**SHORT TASK**
Lines with "Reproduce this chart" and "const bw = 14;" mark the range, both included. Reproduce exactly that stretch, without pictures.

**DATA SECTION**
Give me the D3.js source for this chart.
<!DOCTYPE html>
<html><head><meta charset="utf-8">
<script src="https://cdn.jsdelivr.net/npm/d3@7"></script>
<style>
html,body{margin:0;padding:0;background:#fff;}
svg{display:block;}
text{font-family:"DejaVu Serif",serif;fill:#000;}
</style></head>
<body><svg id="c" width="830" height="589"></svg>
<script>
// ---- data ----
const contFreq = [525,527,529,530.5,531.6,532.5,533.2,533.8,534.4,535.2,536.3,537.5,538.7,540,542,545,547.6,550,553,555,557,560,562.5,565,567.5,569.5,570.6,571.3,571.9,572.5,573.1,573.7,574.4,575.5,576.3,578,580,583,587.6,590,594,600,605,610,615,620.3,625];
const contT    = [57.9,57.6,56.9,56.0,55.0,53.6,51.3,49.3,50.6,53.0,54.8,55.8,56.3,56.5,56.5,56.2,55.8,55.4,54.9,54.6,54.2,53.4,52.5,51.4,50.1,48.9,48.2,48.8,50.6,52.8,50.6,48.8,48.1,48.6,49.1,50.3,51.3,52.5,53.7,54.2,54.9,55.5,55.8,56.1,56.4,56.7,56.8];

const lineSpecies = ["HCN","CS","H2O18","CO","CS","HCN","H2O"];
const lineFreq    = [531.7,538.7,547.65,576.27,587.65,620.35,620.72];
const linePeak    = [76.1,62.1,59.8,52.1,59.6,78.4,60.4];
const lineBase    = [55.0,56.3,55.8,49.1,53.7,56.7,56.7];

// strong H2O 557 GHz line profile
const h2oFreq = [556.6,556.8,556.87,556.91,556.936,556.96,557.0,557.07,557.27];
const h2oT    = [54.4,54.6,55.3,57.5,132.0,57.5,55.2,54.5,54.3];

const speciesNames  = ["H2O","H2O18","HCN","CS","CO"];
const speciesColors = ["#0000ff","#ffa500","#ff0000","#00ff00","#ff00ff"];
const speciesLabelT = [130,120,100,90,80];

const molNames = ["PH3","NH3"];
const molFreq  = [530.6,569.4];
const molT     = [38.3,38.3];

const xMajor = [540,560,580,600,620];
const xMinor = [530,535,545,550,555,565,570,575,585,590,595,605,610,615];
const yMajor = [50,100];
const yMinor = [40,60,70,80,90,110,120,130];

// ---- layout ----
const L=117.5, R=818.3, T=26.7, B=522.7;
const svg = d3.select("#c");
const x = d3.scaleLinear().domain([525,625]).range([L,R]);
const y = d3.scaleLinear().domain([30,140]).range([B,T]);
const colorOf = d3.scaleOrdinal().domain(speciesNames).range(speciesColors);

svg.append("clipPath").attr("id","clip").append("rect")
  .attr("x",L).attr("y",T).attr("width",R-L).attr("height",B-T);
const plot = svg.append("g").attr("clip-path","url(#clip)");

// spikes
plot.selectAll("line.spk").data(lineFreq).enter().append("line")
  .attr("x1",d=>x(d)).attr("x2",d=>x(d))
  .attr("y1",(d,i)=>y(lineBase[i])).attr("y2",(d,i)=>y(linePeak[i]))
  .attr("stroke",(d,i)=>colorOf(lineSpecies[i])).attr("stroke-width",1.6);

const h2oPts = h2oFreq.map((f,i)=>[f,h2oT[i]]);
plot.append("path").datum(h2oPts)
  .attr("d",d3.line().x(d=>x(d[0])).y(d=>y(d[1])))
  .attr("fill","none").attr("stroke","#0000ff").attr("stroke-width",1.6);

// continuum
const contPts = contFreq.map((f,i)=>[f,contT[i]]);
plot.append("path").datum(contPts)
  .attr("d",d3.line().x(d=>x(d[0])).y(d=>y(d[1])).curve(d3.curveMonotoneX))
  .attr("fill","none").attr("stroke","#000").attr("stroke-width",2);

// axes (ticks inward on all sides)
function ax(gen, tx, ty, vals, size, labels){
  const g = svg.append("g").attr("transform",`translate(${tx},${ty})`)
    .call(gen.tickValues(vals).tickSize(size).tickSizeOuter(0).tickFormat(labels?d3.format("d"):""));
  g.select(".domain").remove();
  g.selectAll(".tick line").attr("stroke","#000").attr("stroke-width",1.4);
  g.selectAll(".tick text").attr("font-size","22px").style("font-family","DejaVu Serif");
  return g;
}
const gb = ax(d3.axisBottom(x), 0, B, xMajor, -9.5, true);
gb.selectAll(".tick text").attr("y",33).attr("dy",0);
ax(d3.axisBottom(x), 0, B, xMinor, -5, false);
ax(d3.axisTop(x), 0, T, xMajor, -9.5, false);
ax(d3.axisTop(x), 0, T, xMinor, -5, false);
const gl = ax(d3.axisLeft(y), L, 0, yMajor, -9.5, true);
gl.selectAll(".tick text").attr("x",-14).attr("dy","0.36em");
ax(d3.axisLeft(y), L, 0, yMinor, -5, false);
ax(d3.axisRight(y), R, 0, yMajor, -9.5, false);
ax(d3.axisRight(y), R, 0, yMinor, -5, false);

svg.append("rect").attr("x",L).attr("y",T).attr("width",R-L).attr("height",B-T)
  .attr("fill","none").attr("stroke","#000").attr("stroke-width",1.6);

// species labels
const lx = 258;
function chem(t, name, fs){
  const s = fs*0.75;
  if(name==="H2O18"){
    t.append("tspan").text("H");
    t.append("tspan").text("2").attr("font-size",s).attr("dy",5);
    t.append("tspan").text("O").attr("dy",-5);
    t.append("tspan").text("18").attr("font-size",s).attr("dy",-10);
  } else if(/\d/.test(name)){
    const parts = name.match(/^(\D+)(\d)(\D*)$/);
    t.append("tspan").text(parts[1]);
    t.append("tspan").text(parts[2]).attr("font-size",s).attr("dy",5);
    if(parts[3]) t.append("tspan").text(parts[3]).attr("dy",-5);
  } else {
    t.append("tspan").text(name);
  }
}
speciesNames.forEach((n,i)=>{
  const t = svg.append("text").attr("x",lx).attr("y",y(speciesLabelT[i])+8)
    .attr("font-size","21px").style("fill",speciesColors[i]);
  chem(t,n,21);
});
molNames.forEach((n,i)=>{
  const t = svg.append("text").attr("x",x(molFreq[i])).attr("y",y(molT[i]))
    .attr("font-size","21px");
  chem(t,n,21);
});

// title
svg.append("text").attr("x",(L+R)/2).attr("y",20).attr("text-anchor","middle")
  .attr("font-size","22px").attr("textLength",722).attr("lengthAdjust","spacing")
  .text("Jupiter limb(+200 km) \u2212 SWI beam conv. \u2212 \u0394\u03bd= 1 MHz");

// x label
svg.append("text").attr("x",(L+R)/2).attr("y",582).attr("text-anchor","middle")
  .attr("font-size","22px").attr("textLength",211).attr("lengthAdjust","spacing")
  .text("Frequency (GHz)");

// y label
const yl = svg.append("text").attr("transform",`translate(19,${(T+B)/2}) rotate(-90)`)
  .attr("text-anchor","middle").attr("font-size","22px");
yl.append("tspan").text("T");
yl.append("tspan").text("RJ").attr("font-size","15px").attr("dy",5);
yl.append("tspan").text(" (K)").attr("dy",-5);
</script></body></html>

--

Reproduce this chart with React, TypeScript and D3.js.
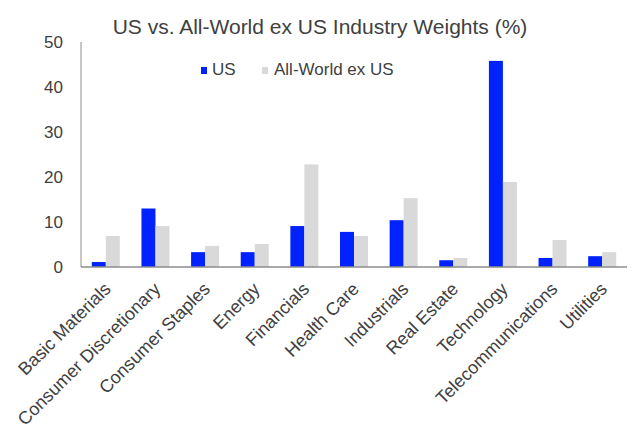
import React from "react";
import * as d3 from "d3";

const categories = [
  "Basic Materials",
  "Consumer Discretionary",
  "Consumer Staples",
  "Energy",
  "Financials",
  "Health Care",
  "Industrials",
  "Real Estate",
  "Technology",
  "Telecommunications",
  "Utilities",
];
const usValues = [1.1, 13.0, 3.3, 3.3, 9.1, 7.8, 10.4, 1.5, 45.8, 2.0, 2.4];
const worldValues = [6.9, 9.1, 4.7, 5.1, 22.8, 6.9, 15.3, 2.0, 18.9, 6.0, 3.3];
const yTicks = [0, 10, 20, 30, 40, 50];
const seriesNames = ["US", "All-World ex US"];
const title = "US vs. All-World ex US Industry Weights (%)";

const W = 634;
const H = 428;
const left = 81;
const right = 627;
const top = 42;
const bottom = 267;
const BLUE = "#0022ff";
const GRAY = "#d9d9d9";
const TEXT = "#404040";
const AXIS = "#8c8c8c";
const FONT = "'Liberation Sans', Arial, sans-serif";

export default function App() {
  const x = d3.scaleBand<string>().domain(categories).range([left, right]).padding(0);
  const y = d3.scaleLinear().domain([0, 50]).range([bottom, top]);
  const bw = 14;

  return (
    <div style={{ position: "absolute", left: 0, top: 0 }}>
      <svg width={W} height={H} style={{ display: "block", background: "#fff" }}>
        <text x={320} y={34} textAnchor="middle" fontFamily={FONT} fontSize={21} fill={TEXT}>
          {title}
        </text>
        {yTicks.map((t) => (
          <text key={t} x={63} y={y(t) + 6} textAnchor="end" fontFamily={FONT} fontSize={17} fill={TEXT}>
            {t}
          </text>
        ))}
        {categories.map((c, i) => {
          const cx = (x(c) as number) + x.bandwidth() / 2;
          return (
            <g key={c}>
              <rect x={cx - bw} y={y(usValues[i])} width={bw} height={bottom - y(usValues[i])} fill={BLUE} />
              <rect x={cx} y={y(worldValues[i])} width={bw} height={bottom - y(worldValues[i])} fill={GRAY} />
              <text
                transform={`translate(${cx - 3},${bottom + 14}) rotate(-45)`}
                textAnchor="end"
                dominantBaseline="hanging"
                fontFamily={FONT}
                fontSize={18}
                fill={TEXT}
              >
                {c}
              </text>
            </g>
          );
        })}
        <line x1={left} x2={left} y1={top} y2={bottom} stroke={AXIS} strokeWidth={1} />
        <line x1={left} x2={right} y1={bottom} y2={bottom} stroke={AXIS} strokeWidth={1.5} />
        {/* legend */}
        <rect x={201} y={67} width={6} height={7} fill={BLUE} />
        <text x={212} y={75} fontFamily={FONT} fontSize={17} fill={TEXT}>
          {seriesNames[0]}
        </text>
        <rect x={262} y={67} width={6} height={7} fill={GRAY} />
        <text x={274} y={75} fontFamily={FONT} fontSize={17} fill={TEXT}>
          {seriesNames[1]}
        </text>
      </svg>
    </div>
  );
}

**RESPONSE TO THE TASK**
Reproduce this chart with React, TypeScript and D3.js.
import React from "react";
import * as d3 from "d3";

const categories = [
  "Basic Materials",
  "Consumer Discretionary",
  "Consumer Staples",
  "Energy",
  "Financials",
  "Health Care",
  "Industrials",
  "Real Estate",
  "Technology",
  "Telecommunications",
  "Utilities",
];
const usValues = [1.1, 13.0, 3.3, 3.3, 9.1, 7.8, 10.4, 1.5, 45.8, 2.0, 2.4];
const worldValues = [6.9, 9.1, 4.7, 5.1, 22.8, 6.9, 15.3, 2.0, 18.9, 6.0, 3.3];
const yTicks = [0, 10, 20, 30, 40, 50];
const seriesNames = ["US", "All-World ex US"];
const title = "US vs. All-World ex US Industry Weights (%)";

const W = 634;
const H = 428;
const left = 81;
const right = 627;
const top = 42;
const bottom = 267;
const BLUE = "#0022ff";
const GRAY = "#d9d9d9";
const TEXT = "#404040";
const AXIS = "#8c8c8c";
const FONT = "'Liberation Sans', Arial, sans-serif";

export default function App() {
  const x = d3.scaleBand<string>().domain(categories).range([left, right]).padding(0);
  const y = d3.scaleLinear().domain([0, 50]).range([bottom, top]);
  const bw = 14;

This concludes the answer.